Only 40 percent of federal student loan borrowers are currently paying back their loans, a new report reveals
The first comprehensive look at the student loan program that began in 2010 shows that 22 percent of borrowers in the program are in default or forbearance — which is typically used if a borrower is having to postpone payment for financial reasons.
According to the report released by the Consumer Financial Protection Bureau, about 35 percent are not paying back their loans because they are either still in school or in the six month grace period before payments are required to begin. Another 18 percent are either in loan programs for distressed borrowers or have gone back to school.
"A noteworthy number of borrowers are in default," said Rohit Chopra, the bureau's student loan ombudsman. "Defaulting on a federal student loan has serious consequences.
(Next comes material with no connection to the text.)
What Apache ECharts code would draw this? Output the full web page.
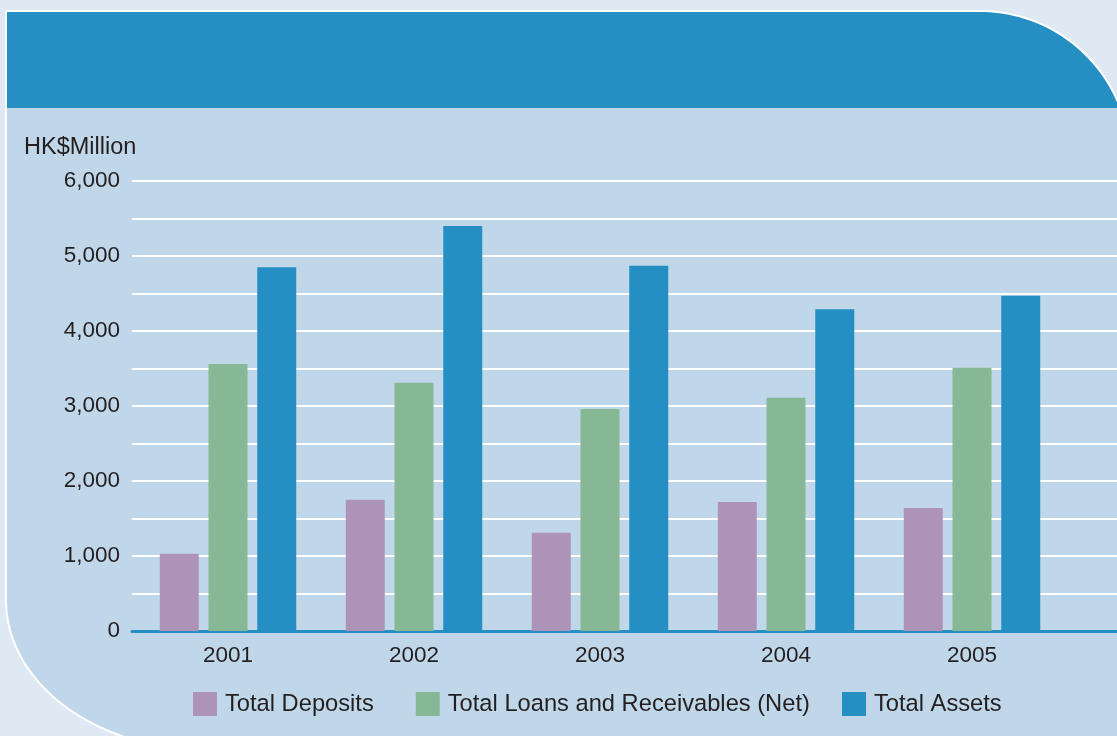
<!DOCTYPE html>
<html>
<head>
<meta charset="utf-8">
<script src="https://cdn.jsdelivr.net/npm/echarts@6/dist/echarts.min.js"></script>
<style>
html,body{margin:0;padding:0;background:#dfe9f3;}
#c{width:1117px;height:736px;}
</style>
</head>
<body>
<div id="c"></div>
<script>
var categories = ['2001', '2002', '2003', '2004', '2005'];
var totalDeposits = [1030, 1750, 1310, 1720, 1640];
var totalLoans = [3560, 3310, 2960, 3110, 3510];
var totalAssets = [4850, 5400, 4870, 4290, 4470];
var seriesNames = ['Total Deposits', 'Total Loans and Receivables (Net)', 'Total Assets'];
var yTicks = [0, 1000, 2000, 3000, 4000, 5000, 6000];
var unitLabel = 'HK$Million';

var FONT = "'Liberation Sans', Arial, sans-serif";
var TXT = '#231f20';
var BLUE = '#258fc3';

var chart = echarts.init(document.getElementById('c'), null, {renderer: 'canvas'});

function fmt(v) {
  return yTicks.indexOf(v) >= 0 ? v.toLocaleString('en-US') : '';
}

// decorative panel outline: rounded top-right (circle) and bottom-left (ellipse) corners
var panelPts = [], headerPts = [];
(function () {
  var i, a, N = 48;
  var cx = 980, cy = 161, r = 150;
  panelPts.push([6, 11]);
  for (i = 0; i <= N; i++) {
    a = Math.PI / 2 - (Math.PI / 2) * i / N;
    panelPts.push([cx + r * Math.cos(a), cy - r * Math.sin(a)]);
  }
  panelPts.push([1130, 750]);
  var ex = 206, ey = 600, rx = 200, ry = 150;
  for (i = 0; i <= N; i++) {
    a = Math.PI / 2 + (Math.PI / 2) * i / N;
    panelPts.push([ex + rx * Math.cos(a), ey + ry * Math.sin(a)]);
  }
  headerPts.push([6, 11]);
  var endAng = Math.asin((cy - 108) / r);
  for (i = 0; i <= N; i++) {
    a = Math.PI / 2 - (Math.PI / 2 - endAng) * i / N;
    headerPts.push([cx + r * Math.cos(a), cy - r * Math.sin(a)]);
  }
  headerPts.push([6, 108]);
})();

var legendBase = {
  top: 692, padding: 0,
  itemWidth: 24, itemHeight: 24, itemGap: 42,
  icon: 'rect',
  textStyle: {fontSize: 23.7, color: TXT, fontFamily: FONT, padding: [0, 0, 0, 3]}
};

var option = {
  backgroundColor: '#dfe9f3',
  animation: false,
  textStyle: {fontFamily: FONT},
  graphic: [
    {type: 'polygon', z: -10, shape: {points: panelPts}, style: {fill: '#c0d7ea'}},
    {type: 'polygon', z: -9, shape: {points: headerPts}, style: {fill: BLUE}},
    {type: 'polygon', z: -8, shape: {points: panelPts},
     style: {fill: 'transparent', stroke: '#ffffff', lineWidth: 2}},
    {type: 'text', x: 24, y: 148, z: 5,
     style: {text: unitLabel, font: '23.5px ' + FONT, fill: TXT, verticalAlign: 'middle', align: 'left'}}
  ],
  legend: [
    Object.assign({}, legendBase, {left: 193, data: seriesNames.slice(0, 2)}),
    Object.assign({}, legendBase, {left: 842, data: seriesNames.slice(2)})
  ],
  grid: [
    {left: 132, right: 0, top: 181, bottom: 105, containLabel: false},
    {left: 135, width: 930, top: 181, bottom: 105, containLabel: false}
  ],
  xAxis: [
    {gridIndex: 0, type: 'value', min: 0, max: 1, show: true,
     axisLine: {show: true, lineStyle: {color: BLUE, width: 3}},
     axisTick: {show: false}, axisLabel: {show: false}, splitLine: {show: false}},
    {gridIndex: 1, type: 'category', data: categories,
     axisLine: {show: false}, axisTick: {show: false},
     axisLabel: {color: TXT, fontSize: 22.5, fontFamily: FONT, margin: 13}}
  ],
  yAxis: [
    {gridIndex: 0, type: 'value', min: 0, max: 6000, interval: 500,
     axisLine: {show: false}, axisTick: {show: false},
     axisLabel: {color: TXT, fontSize: 22.5, fontFamily: FONT, margin: 12, formatter: fmt},
     splitLine: {show: true, lineStyle: {color: '#ffffff', width: 2}}},
    {gridIndex: 1, type: 'value', min: 0, max: 6000, show: false, splitLine: {show: false}}
  ],
  series: [
    {name: seriesNames[0], type: 'bar', xAxisIndex: 1, yAxisIndex: 1, data: totalDeposits,
     itemStyle: {color: '#ae93b8'}, barWidth: 39, barGap: '25%'},
    {name: seriesNames[1], type: 'bar', xAxisIndex: 1, yAxisIndex: 1, data: totalLoans,
     itemStyle: {color: '#87b896'}, barWidth: 39, barGap: '25%'},
    {name: seriesNames[2], type: 'bar', xAxisIndex: 1, yAxisIndex: 1, data: totalAssets,
     itemStyle: {color: BLUE}, barWidth: 39, barGap: '25%'}
  ]
};
chart.setOption(option);
</script>
</body>
</html>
Unlike other consumer credit, borrowers in default on a federal student loan might see their tax refund taken and their wages garnished without a court order."
More than $569.2 billion is currently outstanding in the direct student-loan program that has been in existence for three years after the government stopped offering a guarantee on loans made by private lenders.
The loan program grew rapidly and was widely used as a large number of Americans entered school due to the weak job market at the time.
Combined with the old federal Family Education Loan program, in which the government guaranteed loans made by private lenders, total federal student-loan balance is now more than $1 trillion, the bureau estimates.
If defaults grow, economists warn that the earnings the government currently makes on those loans could diminish, if not vanish altogether in coming years.
The Wall Street Journal
said the Obama administration has allowed more student loan borrowers to postpone payments and the bureau estimates that one in three federal borrowers have taken advantage of a scheme to base the amount they pay back monthly on their incomes.